In which the wrong beings get in the sea
Jan. 26th, 2018 05:48 pm![[personal profile]](https://www.dreamwidth.org/img/silk/identity/user.png)
I read Peter S. Beagle's The Last Unicorn in my freshman seminar, and I have no idea what happened to my print copy. But I got an ebook version in a Humble Bundle a couple of years ago, so recently, I read it again.
The Last Unicorn is both a fairy tale and sort of a send-up of fairy tales; it's got a lot of flowery atmospheric language that doesn't always make concrete sense, and also a lot of jokes and anachronisms and funny names. I remember not really getting it when I first read it; I may have been too old to think it was cute but too young to come back around to it as an adult with a full appreciation for nerdy jokes in children's literature. This time around I liked it a lot more; I enjoy metafiction and this has some absolutely wonderful commentary on itself.

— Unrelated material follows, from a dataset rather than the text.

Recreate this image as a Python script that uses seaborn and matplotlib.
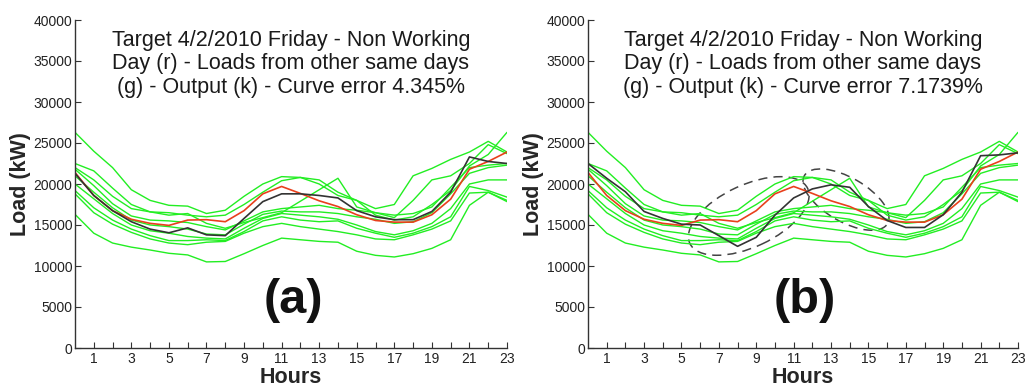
import numpy as np
import pandas as pd
import seaborn as sns
import matplotlib
matplotlib.use("Agg")
import matplotlib.pyplot as plt
from matplotlib.patches import Ellipse
import matplotlib.transforms as mtransforms

# ---------------- data ----------------
hours = list(range(24))

target = [21400, 18600, 16750, 15700, 15200, 14950, 15600, 15650, 15400, 16750,
          18800, 19700, 18850, 17950, 17250, 16250, 15550, 15350, 15350, 16250,
          18150, 21800, 22750, 23900]

output_a = [21300, 18600, 16750, 15400, 14500, 14050, 14650, 13800, 13700, 15800,
            17850, 18800, 18800, 18600, 18300, 16750, 16000, 15650, 15650, 16650,
            19000, 23300, 22750, 22500]

output_b = [22500, 20700, 19050, 16650, 15800, 15100, 15000, 13700, 12400, 13500,
            16200, 18300, 19400, 19900, 19600, 17250, 15550, 14700, 14700, 16250,
            19000, 23450, 23550, 23800]

other_days = [
    [26300, 24000, 22000, 19300, 18000, 17400, 17300, 16400, 16800, 18500, 20000, 20900,
     20800, 20500, 19000, 18000, 17000, 17500, 21000, 21900, 23000, 23900, 25200, 23900],
    [22500, 21600, 19500, 17500, 16600, 16200, 16400, 15200, 14600, 15300, 15900, 16500,
     17900, 19300, 20700, 17200, 16500, 15900, 18000, 20500, 21000, 22500, 24800, 23700],
    [22000, 20500, 18500, 17000, 16600, 16500, 16200, 16000, 16200, 17500, 19000, 20400,
     20800, 20000, 18600, 18000, 16200, 15600, 16000, 17500, 19200, 22200, 23600, 26300],
    [21800, 19800, 17600, 16100, 15600, 15500, 15300, 14800, 14400, 15500, 16600, 17000,
     17200, 17400, 17000, 16800, 16500, 16200, 16400, 17200, 19600, 22000, 22300, 22500],
    [21000, 19000, 17100, 15600, 15000, 14800, 14500, 13900, 13800, 15100, 16300, 16700,
     16600, 16600, 16400, 16000, 15700, 15200, 15400, 16500, 18800, 21300, 22000, 22300],
    [20000, 18200, 16400, 15000, 14300, 14000, 13600, 13400, 13300, 14600, 15800, 16400,
     16200, 16000, 15700, 15000, 14200, 13800, 14300, 15200, 17000, 20000, 20500, 20500],
    [19200, 17100, 15600, 14500, 13700, 13100, 13100, 13200, 13100, 14200, 15500, 16000,
     15600, 15400, 15500, 14600, 14000, 13500, 14000, 14800, 16000, 19700, 19200, 18400],
    [18800, 16500, 15100, 14100, 13300, 12800, 12600, 12900, 13000, 14000, 14800, 15200,
     14800, 14500, 14200, 13800, 13300, 13200, 13800, 14500, 15500, 18900, 19000, 18000],
    [16300, 14000, 12800, 12300, 11950, 11550, 11350, 10500, 10550, 11500, 12500, 13400,
     13200, 13000, 12900, 11800, 11300, 11100, 11500, 12150, 13200, 17400, 19000, 17850],
]

titles = ["Target 4/2/2010 Friday - Non Working\nDay (r) - Loads from other same days\n(g) - Output (k) - Curve error 4.345%",
          "Target 4/2/2010 Friday - Non Working\nDay (r) - Loads from other same days\n(g) - Output (k) - Curve error 7.1739%"]
panel_labels = ["(a)", "(b)"]
xtick_values = list(range(1, 24))
xtick_labels = [str(h) if h % 2 == 1 else "" for h in xtick_values]
ytick_values = list(range(0, 40001, 5000))

# ---------------- style ----------------
sns.set_style("ticks")
plt.rcParams['font.family'] = ['Liberation Sans', 'DejaVu Sans']
plt.rcParams['xtick.direction'] = 'in'
plt.rcParams['ytick.direction'] = 'in'

fig = plt.figure(figsize=(10.25, 3.87), dpi=100)
ax_a = fig.add_axes([75 / 1025, 39 / 387, 432 / 1025, 328 / 387])
ax_b = fig.add_axes([588 / 1025, 39 / 387, 430 / 1025, 328 / 387])

green = '#22ee22'
red = '#e8401c'
black = '#333333'

for ax, output, title, lab in zip([ax_a, ax_b], [output_a, output_b], titles, panel_labels):
    for day in other_days:
        sns.lineplot(x=hours, y=day, color=green, linewidth=1.0, ax=ax)
    sns.lineplot(x=hours, y=target, color=red, linewidth=1.2, ax=ax)
    sns.lineplot(x=hours, y=output, color=black, linewidth=1.2, ax=ax)

    ax.set_xlim(0, 23)
    ax.set_ylim(0, 40000)
    ax.set_xticks(xtick_values)
    ax.set_xticklabels(xtick_labels)
    ax.set_yticks(ytick_values)
    ax.tick_params(axis='both', labelsize=10, length=4, width=0.8, colors='#333333', pad=3)
    ax.tick_params(axis='x', labelcolor='#222222')
    ax.tick_params(axis='y', labelcolor='#222222', pad=2)
    for s in ['top', 'right']:
        ax.spines[s].set_visible(False)
    for s in ['left', 'bottom']:
        ax.spines[s].set_color('#333333')
        ax.spines[s].set_linewidth(1.0)
    ax.set_xlabel("Hours", fontsize=15.5, fontweight='bold', labelpad=0.5)
    ax.set_ylabel("Load (kW)", fontsize=15.5, fontweight='bold', labelpad=2)
    ax.text(0.5, 0.866, title, transform=ax.transAxes, ha='center', va='center',
            fontsize=15.5, linespacing=1.17, color='#1a1a1a')
    ax.text(0.505, 0.146, lab, transform=ax.transAxes, ha='center', va='center',
            fontsize=35, fontweight='bold', color='#111111')

# dashed ellipses on panel (b) highlighting the deviations
ellipses = [((8.6, 16100), 1.30, 0.62, 25), ((13.8, 18100), 0.96, 0.44, -30)]
for (cx, cy), w, h, ang in ellipses:
    tr = fig.dpi_scale_trans + mtransforms.ScaledTranslation(cx, cy, ax_b.transData)
    e = Ellipse((0, 0), width=w, height=h, angle=ang, transform=tr, fill=False,
                edgecolor='#444444', linewidth=1.1, linestyle=(0, (6, 4)))
    ax_b.add_patch(e)

fig.savefig("out.png", dpi=100)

The basic plot is that a unicorn is doing her thing one day, living in the woods being glorious and not paying too much attention to the world of humans, when she overhears some hunters talking about how there are no more unicorns left in the world. Our unicorn is very bothered by this, and leaves her wood to undertake a quest to find out what happened to the rest of them. On the way she meets a butterfly that talks in riddles, an extremely talentless magician called Schmendrick, an evil circus troupe of caged creatures--most of whom are regular animals glamoured to appear as mythical creatures, but which does include a real harpy--a Robin Hood-esque troupe of forest thieves headed by a guy who's only in it for the folk ballads to be written about him, and some other goofy episodes. Traveling with Schmendrick the Magician and Molly Grue, the ex-girlfriend of the Robin Hood wannabe, the unicorn eventually makes her way to the kingdom of King Haggard, whose Red Bull (the animal, not the energy drink) has driven all the other unicorns into the sea. Then there's more riddles and magic and a difficult stint as a human, during which King Haggard's son falls in love with her and becomes a hero, and eventually the unicorns are released from the sea but obviously I'm not going to tell you how; that would be spoilers.
The stone cold best part of this entire book is the sequence with Captain Cully and his band of not especially merry men, a bunch of second-rate vagrants who never actually do anything heroic. This lack of heroism has not stopped Captain Cully from writing a whole bunch of folk ballads about his own daring exploits, and he makes Schmendrick and the unicorn listen to a bunch of them. This section in the book makes a lot of jokes about the '60s folk music anthropology scene, which I now know just enough about the history of folk music scholarship to find absolutely fucking hilarious. The second-best part of the book might be the deliberately irritating skull that really wants a drink of wine; he is highly relatable.
It is otherwise difficult for me to talk much about this book except to say that, while very strange and not at all naturalistic, it works a lot better than I remember it working. It is, in fact, absurd and delightful, and I'm very glad I gave it another shot.